CIM Chairman David Hitchcock features in the Evening Standard
Growth Capital: The former Gurkha officer gearing up to bring jobs and dignity to deprived areas
26 May 2015
Picture this: you drive up from the bustle of London, park up in one of the UK’s most deprived areas, slam the car door and step into an age-old family factory of which you’ve just taken ownership.
Is David Hitchcock intimidated about doing this? “Not a bit, I’m very robust. I’m an ex-boxer and Gurkha who ran the Irish border control during the Troubles. You have to be robust.”
Hitchcock, a burly Welshman and Sandhurst alumnus, is the co-founder of Cyrus, alongside experienced engineer Ian Watkins. The growing London firm is carving an unusual niche: buying up ailing, precision-engineering companies in deprived parts of the country, hoping to revitalise them and their locality. The firms make heavy-duty kit for projects such as steel mills, power stations and oil rigs.
The factories Hitchcock strides into have usually been home to the very best — from bridge-part builders to gearbox makers — but have often been rescued from receivership after suffering the rigours of the UK’s economic woes or are ageing firms ready to change hands.
“The bulk of the companies we buy are family-retirement deals where the kids don’t want to do it and the old boy’s tired — these are small, unquoted companies that can’t grow much further,” he explains. “They need to be aggregated into a group. It’s not some private-equity asset strip and the employees are often relieved that’s not us. We just want to centralise the finance.”
Hitchcock’s background is in finance. The Cambridge University graduate spent a decade in the army before getting married and joining Goldman Sachs. “They liked the macho element of the army. When I had clients, they didn’t want to talk to me about capital-allocation pricing, they wanted to talk about what it was like in Belfast,” he says. “The camaraderie on the trading floor is the next best thing to that of the army.”
From there, JPMorgan beckoned and a 17-year career in equity sales travelling the globe followed.
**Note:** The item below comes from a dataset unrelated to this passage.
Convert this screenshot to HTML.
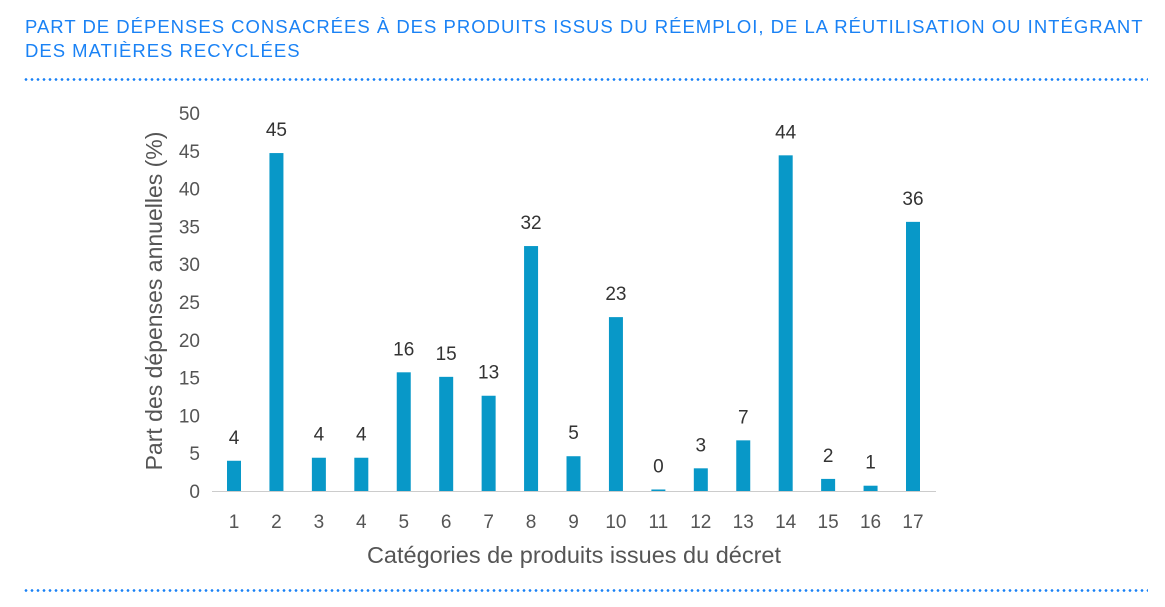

He was also a Gurkha captain and has been helping those whose lives have been shaken by the earthquake in Nepal.
It was through his City contacts — as well as government grants which allow the acquisition of machinery in return for creating jobs — that Hitchcock has been able to fund Cyrus, cultivating private investors when the banks’ vaults were tightly shut in 2009.
“A taxi driver in Cardiff asked me what I did the other day and when I explained he said ‘oh good, I was worried you were one of those bloody bankers’,” he says. “But I do think the City is a force for good. If you can’t access efficient capital, the economy can’t grow.”
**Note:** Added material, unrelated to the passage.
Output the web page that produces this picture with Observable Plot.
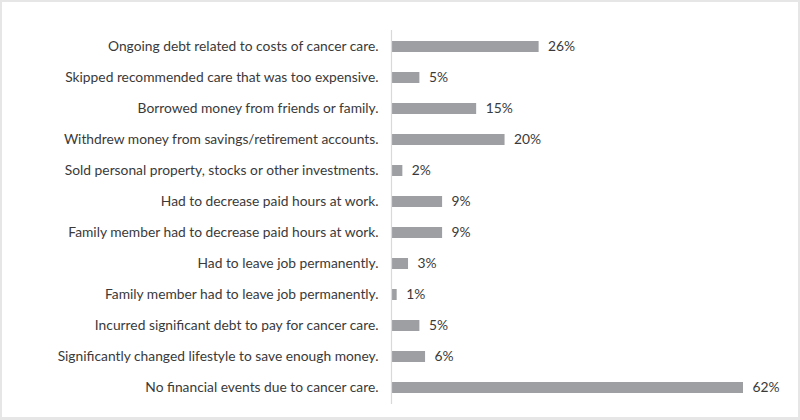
<!DOCTYPE html>
<html>
<head>
<meta charset="utf-8">
<script src="https://cdn.jsdelivr.net/npm/d3@7"></script>
<script src="https://cdn.jsdelivr.net/npm/@observablehq/plot@0.6"></script>
<style>
  html, body { margin: 0; padding: 0; background: #fff; }
  #wrap { position: relative; width: 800px; height: 420px; }
  #border { position: absolute; left: 0; top: 0; width: 800px; height: 420px; box-sizing: border-box; border: 2px solid #e6e6e6; border-bottom-width: 3px; pointer-events: none; }
</style>
</head>
<body>
<div id="wrap"><div id="border"></div></div>
<script>
const categories = [
  "Ongoing debt related to costs of cancer care.",
  "Skipped recommended care that was too expensive.",
  "Borrowed money from friends or family.",
  "Withdrew money from savings/retirement accounts.",
  "Sold personal property, stocks or other investments.",
  "Had to decrease paid hours at work.",
  "Family member had to decrease paid hours at work.",
  "Had to leave job permanently.",
  "Family member had to leave job permanently.",
  "Incurred significant debt to pay for cancer care.",
  "Significantly changed lifestyle to save enough money.",
  "No financial events due to cancer care."
];
const values = [26, 5, 15, 20, 2, 9, 9, 3, 1, 5, 6, 62];

const data = categories.map((c, i) => ({category: c, value: values[i]}));

const chart = Plot.plot({
  width: 800,
  height: 420,
  marginLeft: 391,
  marginRight: 57,
  marginTop: 30,
  marginBottom: 16,
  style: {fontFamily: "Lato, 'Open Sans', sans-serif", fontSize: "13.8px", color: "#3a3a3a", background: "transparent"},
  x: {domain: [0, 62], axis: null},
  y: {domain: categories, padding: 0, label: null},
  marks: [
    Plot.barX(data, {y: "category", x: "value", fill: "#9e9fa2", insetTop: 10, insetBottom: 10}),
    Plot.ruleX([0], {stroke: "#d9d9d9", strokeWidth: 1.2}),
    Plot.text(data, {y: "category", x: "value", text: d => d.value + "%", textAnchor: "start", dx: 9, fill: "#3a3a3a", fontSize: 13.8}),
    Plot.axisY({tickSize: 0, tickPadding: 13, label: null, fontSize: 13.8, fill: "#3a3a3a"})
  ]
});
document.getElementById("wrap").prepend(chart);
</script>
</body>
</html>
With the money raised — Hitchcock is currently on the hunt for upwards of £10 million more from investors and is targeting £100 million under management this year — Cyrus is able to pay for the heavy-duty machinery needed to expand the businesses it acquires.
Headquartered in St James’s Square, the company has a philanthropic heart. All its profits are reinvested and Hitchcock deliberately set out to create skilled jobs in struggling areas.
“You go to areas where nobody is in work, like West Wales. No one is in real work rather than just burger-flipping. There is a dignity in labour and we give it to them,” he says.
He has completed a string of deals across the country, including sizeable manufacturers in Bradford, Halifax and Port Talbot, since going full-time with the business in 2013 and he is determined to make them thrive.
One idiosyncratic purchase was Taylor & Sons. The 124-year-old engineer went bust after a bizarre, admin error at Companies House in which it, rather than a company of a similar name, was recorded as being wound up — sucker-punching the business. “It was brute bad luck, like something out of a Jeffrey Archer novel,” Hitchcock says. “But we were able to wrap it into our South Wales business, keep the staff and market position and quadruple its revenue.”
Hitchcock, who has also chaired Grant Thornton’s banking unit, believes those left standing in Britain’s manufacturing sector after years of mismanagement and trade union pressure are the very best in the game.
He hopes that if he can build on the traditional ties between some industries and their areas — the North-East with shipbuilding or Midlands with carmaking — and get the regions to specialise in additional disciplines carried out at other factories within the group, there are strong gains to be made.
This is one business cranking into gear to guide Britain back to the top of the pile.